Lopez is an inspired choice for “Captain Marvel.” He’s a capable and highly proficient superhero artist, but also excels with female characters, giving them bodies that feel real while still being superheroic. So far, his “Captain Marvel” is stunning, both unafraid of big space battles and action scenes, but revels in the little stuff: the fine expression work, comedic and otherwise. The expressions on Carol’s cat Chewie alone in this issue are an object lesson in fantastic cartooning.

Lopez has also created an excellent dichotomy between Carol out of costume — even though she’s still technically in costume, but just sans helmet — and Captain Marvel fully suited up. Without the helmet, Lopez has created a Carol that is light and charming, with her flowing blonde hair, softer body language and restrained energy. By contrast, when the helmet goes on, the change is almost Superman-esque. She immediately shifts into “work mode” (or “superhero mode”), her body language and even expressions changing. It’s a wonderful distinction and the kind of choice that helps solidify the mythos for a superhero.

It’s also worth noting that Lopez has seemingly solved all the silly controversy of Carol’s hair in the previous series, by giving her the long hair that some fans demanded and then designing her costume to give her the pseudo-mohawk that both keeps the hair out of her face and turns her hair into part of her costume. Artists on the previous series played with these elements and tried to make it work. Some of them were more successful than others, but Lopez is utterly clear in “Captain Marvel” #2: this is what Carol looks like out of costume, and this is what she looks like in full-battle dress, end of story. That kind of confidence serves a book well and I’m excited to see it.

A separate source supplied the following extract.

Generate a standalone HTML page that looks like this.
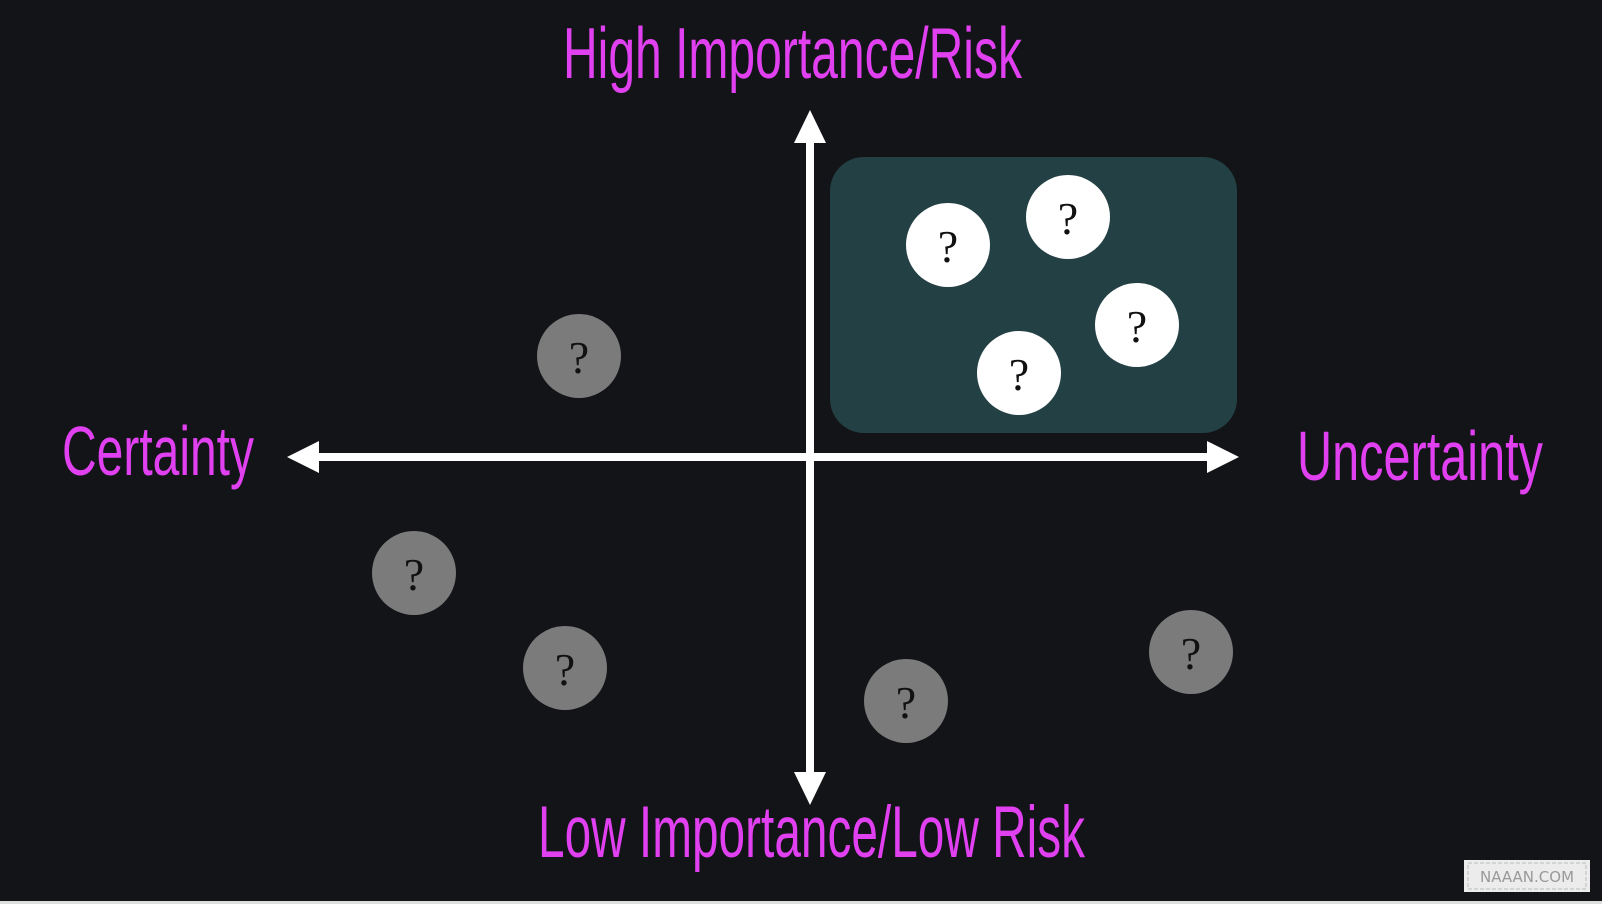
<!DOCTYPE html>
<html><head><meta charset="utf-8"><style>
html,body{margin:0;padding:0;background:#131417;}
svg{display:block}
</style></head><body>
<svg width="1602" height="904" viewBox="0 0 1602 904" xmlns="http://www.w3.org/2000/svg">
<rect width="1602" height="904" fill="#131417"/>
<rect x="830" y="157" width="407" height="276" rx="34" fill="#234044"/>
<rect x="806" y="138" width="8" height="640" fill="#fff"/>
<polygon points="810,110 794,143 826,143" fill="#fff"/>
<polygon points="810,805 794,772 826,772" fill="#fff"/>
<rect x="314" y="453" width="896" height="8" fill="#fff"/>
<polygon points="287,457 319,441 319,473" fill="#fff"/>
<polygon points="1239,457 1207,441 1207,473" fill="#fff"/>
<g font-family="Liberation Sans, sans-serif" fill="#e040f0">
<text x="563" y="78" font-size="72" textLength="459" lengthAdjust="spacingAndGlyphs">High Importance/Risk</text>
<text x="62" y="475" font-size="70" textLength="192" lengthAdjust="spacingAndGlyphs">Certainty</text>
<text x="1297" y="480" font-size="70" textLength="246" lengthAdjust="spacingAndGlyphs">Uncertainty</text>
<text x="538" y="857" font-size="73" textLength="547" lengthAdjust="spacingAndGlyphs">Low Importance/Low Risk</text>
</g>
<g font-family="Liberation Serif, serif" font-size="46" text-anchor="middle" fill="#111">
<circle cx="948" cy="245" r="42" fill="#fff"/><text x="948" y="262">?</text>
<circle cx="1068" cy="217" r="42" fill="#fff"/><text x="1068" y="234">?</text>
<circle cx="1137" cy="325" r="42" fill="#fff"/><text x="1137" y="342">?</text>
<circle cx="1019" cy="373" r="42" fill="#fff"/><text x="1019" y="390">?</text>
<circle cx="579" cy="356" r="42" fill="#7b7b7b"/><text x="579" y="373">?</text>
<circle cx="414" cy="573" r="42" fill="#7b7b7b"/><text x="414" y="590">?</text>
<circle cx="565" cy="668" r="42" fill="#7b7b7b"/><text x="565" y="685">?</text>
<circle cx="906" cy="701" r="42" fill="#7b7b7b"/><text x="906" y="718">?</text>
<circle cx="1191" cy="652" r="42" fill="#7b7b7b"/><text x="1191" y="669">?</text>
</g>
<rect x="1464" y="860" width="126" height="32" fill="#ececec"/>
<rect x="1468" y="863" width="118" height="26" fill="none" stroke="#bbb" stroke-width="1" stroke-dasharray="4 2"/>
<text x="1527" y="882" font-family="DejaVu Sans, sans-serif" font-size="15" text-anchor="middle" fill="#999">NAAAN.COM</text>
<rect x="0" y="901" width="1602" height="3" fill="#ddd"/>
</svg>
</body></html>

Lee Loughridge’s colors are fantastic on the whole. Space can be tricky to light, but Loughridge makes the most of it, bathing Carol in the specific glow of her ship’s lighting while choosing drastically different lighting for her foes, contrasting both with exterior shots of the cold but beautiful blues of space. Similarly, active parts of Carol’s ship are toned with warm yellows and golds giving it the hum of life and activity, while someone waking up in a quiet part of the ship is bathed in lonely cool purple hues.

I thoroughly enjoyed DeConnick’s first run at “Captain Marvel” despite some problems with the book, but this new series has thrown out everything that didn’t work, kept everything that did, and engaged a perfect creative team to bring readers a truly exciting second run at a book that works. Too often in comics, the baby is thrown out with the bathwater for a relaunch, and I’m very glad the creative team managed to hang onto the baby in this case.